John Lee Dumas of the Entrepreneurs on Fire podcast is a great example of this. And because John publishes monthly income reports, we can see exactly how much he makes by promoting his own information products to his audience.
In March 2019, for example, we can see that John cleared more than $100,000 in product and service revenue:
There’s a big caveat here, which is: in order to sell your audience info products, you have to build info products. That takes time and other resources that need to be considered when you’re estimating potential income.
However, if you have an engaged audience and you know what they’re interested in, packaging the knowledge you already have into info products and selling them to your listeners can be a great way to monetize your podcast.
Strategy #6: Promote Affiliate Products on Your Podcast
You can’t see it in the graphic above, but in addition to the more than $112,000 John made selling his own products and services in March 2019, he also earned nearly $43,000 in affiliate revenue.
Selling affiliate products means that, rather than creating your own info products, you promote resources created by others in exchange for a commission on any sales that result from your promotion.
Generally, you’re given a special link to share with your audience, and whenever someone buys through it, you’re given a set commission, according to your affiliate agreement.
Affiliate products can be a great way to monetize your podcast without putting all the effort into building your own products.
But Joe Rogan is another great example of the way these relationships can grow beyond individual promotions. After promoting nutritional supplements from Onnit on his podcast, The Joe Rogan Experience, Joe negotiated an equity ownership stake in the company from founder Aubrey Marcus.
Strategy #7: Sell Physical Products on Your Podcast
One last monetization strategy that’s inspired by John Lee Dumas’s example is expanding from digital products to physical products – in his case, his print edition Freedom Journal. You’ll see a lot of podcast hosts selling journals because audiences love them, and they’re a kind of product that produces a lot of engagement among users.

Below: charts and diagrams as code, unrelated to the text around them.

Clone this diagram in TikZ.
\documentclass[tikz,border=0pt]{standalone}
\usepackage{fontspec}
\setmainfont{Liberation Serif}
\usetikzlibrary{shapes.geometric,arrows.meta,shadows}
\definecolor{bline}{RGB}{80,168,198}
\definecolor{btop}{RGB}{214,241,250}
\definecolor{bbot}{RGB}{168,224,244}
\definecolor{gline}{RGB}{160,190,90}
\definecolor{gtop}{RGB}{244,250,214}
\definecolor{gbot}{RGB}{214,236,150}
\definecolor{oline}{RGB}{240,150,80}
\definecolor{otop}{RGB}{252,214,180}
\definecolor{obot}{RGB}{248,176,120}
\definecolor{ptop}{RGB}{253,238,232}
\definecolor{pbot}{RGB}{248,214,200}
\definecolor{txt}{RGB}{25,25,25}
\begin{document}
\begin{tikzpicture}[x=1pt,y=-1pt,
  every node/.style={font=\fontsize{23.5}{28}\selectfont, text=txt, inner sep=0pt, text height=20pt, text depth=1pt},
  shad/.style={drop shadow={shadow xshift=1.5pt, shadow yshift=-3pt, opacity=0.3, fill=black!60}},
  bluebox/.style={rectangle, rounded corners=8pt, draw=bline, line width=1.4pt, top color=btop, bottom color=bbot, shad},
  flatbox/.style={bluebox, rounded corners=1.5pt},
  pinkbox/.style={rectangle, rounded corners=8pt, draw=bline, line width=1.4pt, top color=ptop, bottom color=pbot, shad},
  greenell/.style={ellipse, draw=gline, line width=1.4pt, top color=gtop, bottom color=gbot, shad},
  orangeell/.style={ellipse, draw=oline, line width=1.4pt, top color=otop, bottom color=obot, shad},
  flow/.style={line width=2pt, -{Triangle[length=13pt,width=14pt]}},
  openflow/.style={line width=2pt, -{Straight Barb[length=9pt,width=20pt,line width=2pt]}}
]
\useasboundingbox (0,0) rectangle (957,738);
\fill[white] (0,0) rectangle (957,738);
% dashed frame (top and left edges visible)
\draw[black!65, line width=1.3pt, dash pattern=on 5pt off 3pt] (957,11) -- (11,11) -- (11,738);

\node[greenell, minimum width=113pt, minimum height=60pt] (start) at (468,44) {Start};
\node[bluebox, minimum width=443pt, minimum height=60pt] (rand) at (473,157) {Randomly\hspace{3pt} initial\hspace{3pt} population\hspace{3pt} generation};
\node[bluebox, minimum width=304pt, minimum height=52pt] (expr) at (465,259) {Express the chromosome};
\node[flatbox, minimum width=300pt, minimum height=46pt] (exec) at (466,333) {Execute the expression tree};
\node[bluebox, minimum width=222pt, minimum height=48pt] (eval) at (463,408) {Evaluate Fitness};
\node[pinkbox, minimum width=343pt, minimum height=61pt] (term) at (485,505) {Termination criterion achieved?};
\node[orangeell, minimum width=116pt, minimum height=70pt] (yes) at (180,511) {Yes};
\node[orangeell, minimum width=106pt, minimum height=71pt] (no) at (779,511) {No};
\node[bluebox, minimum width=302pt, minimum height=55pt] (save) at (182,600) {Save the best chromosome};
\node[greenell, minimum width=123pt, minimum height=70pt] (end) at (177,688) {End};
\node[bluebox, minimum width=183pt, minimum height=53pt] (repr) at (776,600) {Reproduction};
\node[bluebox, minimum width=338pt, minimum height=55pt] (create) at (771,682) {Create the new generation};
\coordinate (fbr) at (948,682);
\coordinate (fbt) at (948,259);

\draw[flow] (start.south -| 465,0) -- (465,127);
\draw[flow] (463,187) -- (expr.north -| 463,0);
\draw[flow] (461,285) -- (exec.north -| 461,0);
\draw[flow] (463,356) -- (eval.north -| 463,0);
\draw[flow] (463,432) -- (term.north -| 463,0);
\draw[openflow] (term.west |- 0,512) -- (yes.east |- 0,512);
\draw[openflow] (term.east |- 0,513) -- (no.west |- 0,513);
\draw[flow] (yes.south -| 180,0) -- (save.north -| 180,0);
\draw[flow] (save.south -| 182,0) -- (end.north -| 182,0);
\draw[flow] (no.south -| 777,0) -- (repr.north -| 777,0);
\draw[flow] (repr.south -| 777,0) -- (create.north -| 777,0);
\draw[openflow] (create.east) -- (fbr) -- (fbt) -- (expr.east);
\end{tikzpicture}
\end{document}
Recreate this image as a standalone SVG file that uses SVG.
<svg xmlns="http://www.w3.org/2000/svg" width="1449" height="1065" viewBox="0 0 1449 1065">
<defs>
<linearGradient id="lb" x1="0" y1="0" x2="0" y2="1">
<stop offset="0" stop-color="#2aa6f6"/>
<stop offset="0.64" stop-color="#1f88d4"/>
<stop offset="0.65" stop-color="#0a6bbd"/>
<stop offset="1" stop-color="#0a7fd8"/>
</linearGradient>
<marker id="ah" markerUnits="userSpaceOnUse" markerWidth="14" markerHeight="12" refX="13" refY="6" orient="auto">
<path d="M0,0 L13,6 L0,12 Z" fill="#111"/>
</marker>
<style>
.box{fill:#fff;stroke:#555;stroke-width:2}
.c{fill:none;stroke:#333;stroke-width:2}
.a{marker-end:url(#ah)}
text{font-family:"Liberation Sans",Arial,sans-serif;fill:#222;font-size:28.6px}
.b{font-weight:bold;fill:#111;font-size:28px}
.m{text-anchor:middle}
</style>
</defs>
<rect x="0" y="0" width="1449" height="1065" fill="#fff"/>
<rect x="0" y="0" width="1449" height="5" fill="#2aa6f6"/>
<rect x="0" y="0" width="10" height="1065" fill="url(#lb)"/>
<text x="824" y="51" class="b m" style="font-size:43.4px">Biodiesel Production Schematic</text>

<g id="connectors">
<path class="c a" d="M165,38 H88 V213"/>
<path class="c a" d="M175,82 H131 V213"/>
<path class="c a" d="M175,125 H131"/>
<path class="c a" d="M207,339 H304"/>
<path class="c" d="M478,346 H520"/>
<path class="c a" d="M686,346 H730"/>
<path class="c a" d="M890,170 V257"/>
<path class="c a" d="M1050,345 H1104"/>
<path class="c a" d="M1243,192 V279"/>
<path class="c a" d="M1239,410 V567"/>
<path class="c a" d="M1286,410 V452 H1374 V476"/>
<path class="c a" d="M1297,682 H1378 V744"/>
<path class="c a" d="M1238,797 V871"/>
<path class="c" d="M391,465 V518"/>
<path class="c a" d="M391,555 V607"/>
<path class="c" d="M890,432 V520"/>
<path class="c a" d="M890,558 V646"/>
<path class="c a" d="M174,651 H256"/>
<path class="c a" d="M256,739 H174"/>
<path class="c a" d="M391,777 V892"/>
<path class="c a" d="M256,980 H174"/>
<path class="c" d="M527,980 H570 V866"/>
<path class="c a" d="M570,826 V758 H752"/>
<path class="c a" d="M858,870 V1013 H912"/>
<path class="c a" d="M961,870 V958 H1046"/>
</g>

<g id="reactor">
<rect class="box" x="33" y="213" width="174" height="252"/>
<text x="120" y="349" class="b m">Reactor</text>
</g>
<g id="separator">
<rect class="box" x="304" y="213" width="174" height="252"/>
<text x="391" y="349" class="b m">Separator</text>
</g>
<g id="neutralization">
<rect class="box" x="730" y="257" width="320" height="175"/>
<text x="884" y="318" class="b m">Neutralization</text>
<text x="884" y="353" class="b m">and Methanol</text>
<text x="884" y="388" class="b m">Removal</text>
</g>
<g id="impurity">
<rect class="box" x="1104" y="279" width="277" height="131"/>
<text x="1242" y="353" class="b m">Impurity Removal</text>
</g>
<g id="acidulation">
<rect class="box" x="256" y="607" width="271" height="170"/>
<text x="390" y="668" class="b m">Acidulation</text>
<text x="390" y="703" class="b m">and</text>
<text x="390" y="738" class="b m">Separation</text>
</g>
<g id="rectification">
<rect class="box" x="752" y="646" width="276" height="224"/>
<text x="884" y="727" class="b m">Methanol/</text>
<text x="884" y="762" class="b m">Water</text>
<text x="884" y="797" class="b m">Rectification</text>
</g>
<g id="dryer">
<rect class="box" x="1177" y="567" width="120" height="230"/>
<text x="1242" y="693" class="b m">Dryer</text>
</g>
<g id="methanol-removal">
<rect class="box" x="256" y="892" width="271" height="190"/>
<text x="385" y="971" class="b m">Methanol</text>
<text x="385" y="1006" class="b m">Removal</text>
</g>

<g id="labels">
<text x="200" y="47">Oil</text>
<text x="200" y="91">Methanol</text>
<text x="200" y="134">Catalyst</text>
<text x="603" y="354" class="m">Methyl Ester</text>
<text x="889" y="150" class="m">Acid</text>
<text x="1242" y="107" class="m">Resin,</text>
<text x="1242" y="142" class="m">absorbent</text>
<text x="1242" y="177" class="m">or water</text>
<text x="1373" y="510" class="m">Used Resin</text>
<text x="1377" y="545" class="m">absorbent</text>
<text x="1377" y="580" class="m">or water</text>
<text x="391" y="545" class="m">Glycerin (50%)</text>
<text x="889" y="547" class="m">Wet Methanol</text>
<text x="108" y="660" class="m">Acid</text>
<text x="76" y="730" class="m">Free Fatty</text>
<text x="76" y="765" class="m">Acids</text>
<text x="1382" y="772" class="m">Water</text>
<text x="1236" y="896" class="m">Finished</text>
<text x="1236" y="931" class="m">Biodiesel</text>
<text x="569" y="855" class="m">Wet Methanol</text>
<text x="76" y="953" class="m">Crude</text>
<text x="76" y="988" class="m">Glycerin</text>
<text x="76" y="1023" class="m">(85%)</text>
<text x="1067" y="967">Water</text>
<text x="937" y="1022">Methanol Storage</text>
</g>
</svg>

That doesn’t mean you have to do a journal. If you have a print book, you could sell that on your podcast. You could sell branded clothing or other gear if you have a recognizable podcast brand or logo.
Yes, it’s going to take more work to produce these items, and you’re going to have to think about how much inventory you can hold at any given time. But as you can see from John’s example, moving into physical products adds another revenue stream that further increases your podcast’s value.